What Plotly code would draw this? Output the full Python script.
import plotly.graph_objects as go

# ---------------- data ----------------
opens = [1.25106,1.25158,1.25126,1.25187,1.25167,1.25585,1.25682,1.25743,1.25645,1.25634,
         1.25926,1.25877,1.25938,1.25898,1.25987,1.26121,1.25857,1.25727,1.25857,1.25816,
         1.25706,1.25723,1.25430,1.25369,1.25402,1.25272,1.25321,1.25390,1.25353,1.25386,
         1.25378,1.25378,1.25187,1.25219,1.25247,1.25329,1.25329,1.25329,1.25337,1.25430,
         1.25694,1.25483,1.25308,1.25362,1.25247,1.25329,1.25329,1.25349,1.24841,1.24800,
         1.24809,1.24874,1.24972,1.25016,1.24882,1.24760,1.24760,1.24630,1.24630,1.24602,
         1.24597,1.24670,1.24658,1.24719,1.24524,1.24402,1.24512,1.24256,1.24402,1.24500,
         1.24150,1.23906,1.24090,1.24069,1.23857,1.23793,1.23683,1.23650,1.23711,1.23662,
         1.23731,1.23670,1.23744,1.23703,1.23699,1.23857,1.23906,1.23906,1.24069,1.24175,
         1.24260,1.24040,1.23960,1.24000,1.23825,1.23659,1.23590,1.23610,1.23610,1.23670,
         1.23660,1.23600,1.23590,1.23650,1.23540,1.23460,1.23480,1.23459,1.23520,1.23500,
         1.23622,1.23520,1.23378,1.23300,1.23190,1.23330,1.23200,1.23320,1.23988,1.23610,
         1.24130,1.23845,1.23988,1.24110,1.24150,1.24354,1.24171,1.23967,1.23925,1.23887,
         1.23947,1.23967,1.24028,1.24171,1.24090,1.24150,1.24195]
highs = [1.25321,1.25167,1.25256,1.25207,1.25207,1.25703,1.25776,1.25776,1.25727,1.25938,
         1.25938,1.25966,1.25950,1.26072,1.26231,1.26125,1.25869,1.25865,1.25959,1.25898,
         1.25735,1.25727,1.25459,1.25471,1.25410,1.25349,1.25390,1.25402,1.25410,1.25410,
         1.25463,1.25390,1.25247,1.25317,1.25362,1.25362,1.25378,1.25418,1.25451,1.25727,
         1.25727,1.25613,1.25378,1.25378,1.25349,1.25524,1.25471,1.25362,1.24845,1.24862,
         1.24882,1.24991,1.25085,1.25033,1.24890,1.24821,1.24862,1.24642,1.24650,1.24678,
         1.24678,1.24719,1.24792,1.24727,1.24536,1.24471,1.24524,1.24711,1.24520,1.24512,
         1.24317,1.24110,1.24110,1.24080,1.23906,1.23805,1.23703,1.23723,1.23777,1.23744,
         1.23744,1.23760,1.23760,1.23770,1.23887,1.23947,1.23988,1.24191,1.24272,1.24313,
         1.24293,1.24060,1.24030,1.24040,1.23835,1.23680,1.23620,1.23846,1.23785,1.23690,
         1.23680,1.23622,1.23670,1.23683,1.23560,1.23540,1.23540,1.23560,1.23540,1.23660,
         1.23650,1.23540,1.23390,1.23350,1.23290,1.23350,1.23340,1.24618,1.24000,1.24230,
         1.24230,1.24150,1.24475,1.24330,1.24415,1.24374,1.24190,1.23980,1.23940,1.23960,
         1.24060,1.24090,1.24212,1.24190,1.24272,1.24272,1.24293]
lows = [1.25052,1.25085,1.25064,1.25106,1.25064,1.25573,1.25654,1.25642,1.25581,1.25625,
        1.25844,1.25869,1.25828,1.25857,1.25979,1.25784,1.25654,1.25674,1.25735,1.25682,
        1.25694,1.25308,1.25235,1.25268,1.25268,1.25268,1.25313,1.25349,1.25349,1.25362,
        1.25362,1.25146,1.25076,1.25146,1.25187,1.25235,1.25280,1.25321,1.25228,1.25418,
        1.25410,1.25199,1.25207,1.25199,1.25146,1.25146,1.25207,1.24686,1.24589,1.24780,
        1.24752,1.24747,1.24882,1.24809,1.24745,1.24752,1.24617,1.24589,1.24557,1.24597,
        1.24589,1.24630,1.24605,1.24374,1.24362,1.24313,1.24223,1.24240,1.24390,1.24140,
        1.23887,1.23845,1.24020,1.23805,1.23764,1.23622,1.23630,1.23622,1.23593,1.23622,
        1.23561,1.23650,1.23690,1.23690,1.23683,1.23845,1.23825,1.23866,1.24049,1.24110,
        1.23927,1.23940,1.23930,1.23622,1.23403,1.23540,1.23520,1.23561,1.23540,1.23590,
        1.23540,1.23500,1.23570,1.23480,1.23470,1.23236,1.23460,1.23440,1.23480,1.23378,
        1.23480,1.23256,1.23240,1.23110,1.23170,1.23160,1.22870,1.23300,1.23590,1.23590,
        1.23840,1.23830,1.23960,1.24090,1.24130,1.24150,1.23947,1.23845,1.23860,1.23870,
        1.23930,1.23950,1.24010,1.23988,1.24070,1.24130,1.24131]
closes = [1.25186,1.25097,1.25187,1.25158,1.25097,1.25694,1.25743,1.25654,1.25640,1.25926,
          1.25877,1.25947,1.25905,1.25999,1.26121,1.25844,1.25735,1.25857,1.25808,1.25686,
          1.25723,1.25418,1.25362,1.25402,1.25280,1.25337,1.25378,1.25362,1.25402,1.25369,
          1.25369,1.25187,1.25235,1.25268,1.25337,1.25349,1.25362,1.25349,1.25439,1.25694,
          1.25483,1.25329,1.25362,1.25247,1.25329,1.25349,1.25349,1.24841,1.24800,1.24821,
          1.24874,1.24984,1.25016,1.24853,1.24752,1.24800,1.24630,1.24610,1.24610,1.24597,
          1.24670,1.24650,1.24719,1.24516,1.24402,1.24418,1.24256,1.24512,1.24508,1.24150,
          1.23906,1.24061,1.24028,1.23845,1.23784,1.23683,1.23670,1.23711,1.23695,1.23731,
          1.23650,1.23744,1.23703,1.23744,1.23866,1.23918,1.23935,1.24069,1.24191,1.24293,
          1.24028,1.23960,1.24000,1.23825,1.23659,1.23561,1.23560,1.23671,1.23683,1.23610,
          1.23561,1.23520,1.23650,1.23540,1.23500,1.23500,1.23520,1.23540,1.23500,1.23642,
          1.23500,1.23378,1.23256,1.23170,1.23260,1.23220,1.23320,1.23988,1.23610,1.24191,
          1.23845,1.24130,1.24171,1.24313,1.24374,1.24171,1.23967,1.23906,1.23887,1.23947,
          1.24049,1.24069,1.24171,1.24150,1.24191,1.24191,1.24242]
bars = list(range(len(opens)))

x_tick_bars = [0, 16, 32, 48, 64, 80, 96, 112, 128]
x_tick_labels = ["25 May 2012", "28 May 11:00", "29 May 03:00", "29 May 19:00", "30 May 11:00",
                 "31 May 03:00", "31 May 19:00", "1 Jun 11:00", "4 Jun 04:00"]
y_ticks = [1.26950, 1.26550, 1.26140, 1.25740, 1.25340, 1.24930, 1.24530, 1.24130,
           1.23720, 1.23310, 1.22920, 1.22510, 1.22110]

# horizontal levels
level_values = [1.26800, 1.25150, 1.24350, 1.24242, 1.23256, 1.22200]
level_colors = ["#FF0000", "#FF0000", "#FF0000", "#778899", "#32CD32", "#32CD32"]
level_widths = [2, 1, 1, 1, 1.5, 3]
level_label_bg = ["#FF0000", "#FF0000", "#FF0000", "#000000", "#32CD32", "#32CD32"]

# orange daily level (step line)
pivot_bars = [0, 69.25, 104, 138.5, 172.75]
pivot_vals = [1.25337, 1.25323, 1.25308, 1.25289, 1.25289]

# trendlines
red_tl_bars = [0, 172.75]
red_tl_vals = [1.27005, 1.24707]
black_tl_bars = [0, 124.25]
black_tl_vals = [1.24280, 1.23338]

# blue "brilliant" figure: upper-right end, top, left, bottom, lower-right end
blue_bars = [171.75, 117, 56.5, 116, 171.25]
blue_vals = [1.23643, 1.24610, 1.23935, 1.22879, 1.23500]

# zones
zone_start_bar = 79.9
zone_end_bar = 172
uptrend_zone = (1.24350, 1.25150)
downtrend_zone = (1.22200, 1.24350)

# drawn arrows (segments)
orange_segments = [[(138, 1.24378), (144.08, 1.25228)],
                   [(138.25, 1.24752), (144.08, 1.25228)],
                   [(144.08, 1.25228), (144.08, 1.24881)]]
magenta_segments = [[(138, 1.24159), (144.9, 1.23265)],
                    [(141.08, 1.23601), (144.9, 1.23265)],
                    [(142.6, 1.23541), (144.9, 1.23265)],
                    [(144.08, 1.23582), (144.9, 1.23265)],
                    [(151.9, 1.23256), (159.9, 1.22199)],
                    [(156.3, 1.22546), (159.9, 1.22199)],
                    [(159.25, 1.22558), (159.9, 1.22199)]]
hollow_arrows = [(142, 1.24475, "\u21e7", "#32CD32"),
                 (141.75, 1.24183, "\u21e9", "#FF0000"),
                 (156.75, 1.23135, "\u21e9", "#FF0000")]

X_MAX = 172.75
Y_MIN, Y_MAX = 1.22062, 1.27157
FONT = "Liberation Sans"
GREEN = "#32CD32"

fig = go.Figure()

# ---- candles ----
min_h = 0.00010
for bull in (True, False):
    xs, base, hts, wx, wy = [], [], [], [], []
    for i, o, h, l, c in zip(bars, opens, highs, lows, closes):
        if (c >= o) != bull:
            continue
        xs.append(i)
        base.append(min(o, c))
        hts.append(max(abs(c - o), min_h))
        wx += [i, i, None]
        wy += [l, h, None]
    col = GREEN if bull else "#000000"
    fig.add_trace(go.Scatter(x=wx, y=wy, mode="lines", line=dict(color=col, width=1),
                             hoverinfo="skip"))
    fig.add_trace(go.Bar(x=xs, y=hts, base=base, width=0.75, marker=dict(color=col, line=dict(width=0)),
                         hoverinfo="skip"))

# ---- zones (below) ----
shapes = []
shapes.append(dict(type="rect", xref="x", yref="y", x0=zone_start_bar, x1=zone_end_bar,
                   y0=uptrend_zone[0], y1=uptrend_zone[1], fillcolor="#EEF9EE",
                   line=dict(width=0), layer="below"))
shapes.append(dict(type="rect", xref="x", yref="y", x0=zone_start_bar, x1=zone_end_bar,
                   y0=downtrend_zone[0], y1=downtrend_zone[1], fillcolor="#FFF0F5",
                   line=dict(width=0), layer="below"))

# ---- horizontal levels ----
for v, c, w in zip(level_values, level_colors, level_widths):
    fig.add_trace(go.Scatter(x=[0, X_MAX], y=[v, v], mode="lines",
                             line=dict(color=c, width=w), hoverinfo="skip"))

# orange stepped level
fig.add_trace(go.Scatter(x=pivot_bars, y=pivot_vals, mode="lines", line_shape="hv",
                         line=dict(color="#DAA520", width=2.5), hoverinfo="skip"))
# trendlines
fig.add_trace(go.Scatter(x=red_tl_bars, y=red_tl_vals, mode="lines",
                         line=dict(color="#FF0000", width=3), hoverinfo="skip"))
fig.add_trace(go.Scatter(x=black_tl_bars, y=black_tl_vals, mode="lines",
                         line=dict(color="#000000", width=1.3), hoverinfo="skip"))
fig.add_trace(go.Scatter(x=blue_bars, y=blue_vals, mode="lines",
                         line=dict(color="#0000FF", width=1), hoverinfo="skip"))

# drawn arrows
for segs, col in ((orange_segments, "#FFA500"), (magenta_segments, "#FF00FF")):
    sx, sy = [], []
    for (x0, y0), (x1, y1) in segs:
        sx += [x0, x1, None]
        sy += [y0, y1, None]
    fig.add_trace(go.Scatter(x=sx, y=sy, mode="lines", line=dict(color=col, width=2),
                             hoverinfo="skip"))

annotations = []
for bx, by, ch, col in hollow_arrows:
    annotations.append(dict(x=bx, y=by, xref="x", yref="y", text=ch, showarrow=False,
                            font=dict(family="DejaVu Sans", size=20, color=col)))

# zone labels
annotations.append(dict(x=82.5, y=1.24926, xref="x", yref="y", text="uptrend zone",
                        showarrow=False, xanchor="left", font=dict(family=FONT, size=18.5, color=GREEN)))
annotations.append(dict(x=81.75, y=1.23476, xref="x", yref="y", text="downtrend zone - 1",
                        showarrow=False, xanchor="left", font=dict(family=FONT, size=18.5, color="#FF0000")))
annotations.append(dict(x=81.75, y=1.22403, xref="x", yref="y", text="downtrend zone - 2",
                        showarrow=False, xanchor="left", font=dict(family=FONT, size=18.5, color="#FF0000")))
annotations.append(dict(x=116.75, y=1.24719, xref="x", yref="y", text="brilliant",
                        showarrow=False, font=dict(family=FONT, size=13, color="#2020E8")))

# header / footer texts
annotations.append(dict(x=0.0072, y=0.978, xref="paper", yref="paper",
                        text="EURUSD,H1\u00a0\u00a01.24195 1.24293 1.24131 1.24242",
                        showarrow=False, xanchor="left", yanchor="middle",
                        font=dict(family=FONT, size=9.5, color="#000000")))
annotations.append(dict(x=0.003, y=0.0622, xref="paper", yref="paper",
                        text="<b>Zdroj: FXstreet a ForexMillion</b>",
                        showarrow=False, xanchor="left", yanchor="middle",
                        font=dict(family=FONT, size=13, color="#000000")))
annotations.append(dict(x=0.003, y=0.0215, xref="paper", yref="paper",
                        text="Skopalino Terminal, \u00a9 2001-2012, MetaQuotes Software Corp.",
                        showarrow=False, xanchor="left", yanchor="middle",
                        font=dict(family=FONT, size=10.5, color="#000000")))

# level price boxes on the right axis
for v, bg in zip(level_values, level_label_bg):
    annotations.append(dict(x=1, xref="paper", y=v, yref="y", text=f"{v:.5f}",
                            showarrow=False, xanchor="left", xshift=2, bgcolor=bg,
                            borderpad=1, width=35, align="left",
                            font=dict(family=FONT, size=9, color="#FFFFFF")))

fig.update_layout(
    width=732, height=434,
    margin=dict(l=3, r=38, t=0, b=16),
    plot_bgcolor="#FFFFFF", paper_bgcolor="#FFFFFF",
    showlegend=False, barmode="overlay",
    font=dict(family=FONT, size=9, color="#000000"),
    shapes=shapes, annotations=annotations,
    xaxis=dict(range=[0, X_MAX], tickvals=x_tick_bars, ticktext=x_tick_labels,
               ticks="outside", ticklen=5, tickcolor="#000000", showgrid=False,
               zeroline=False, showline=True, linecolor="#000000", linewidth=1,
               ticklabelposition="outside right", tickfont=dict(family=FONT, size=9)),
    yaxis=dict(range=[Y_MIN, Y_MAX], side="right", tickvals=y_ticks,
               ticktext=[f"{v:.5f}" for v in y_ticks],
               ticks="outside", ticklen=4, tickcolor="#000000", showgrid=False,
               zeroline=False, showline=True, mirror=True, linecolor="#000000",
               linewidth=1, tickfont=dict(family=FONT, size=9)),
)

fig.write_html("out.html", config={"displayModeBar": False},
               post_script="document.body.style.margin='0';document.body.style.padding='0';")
...
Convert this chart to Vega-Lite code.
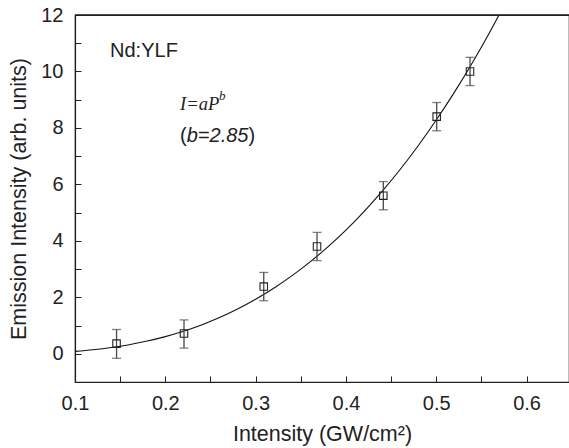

[Aim of the exercise]
Scan the data above and copy every line with "this" in it.

[Solution]
What Plotly code would draw this? Output the full Python script.
Convert this chart to Vega-Lite code.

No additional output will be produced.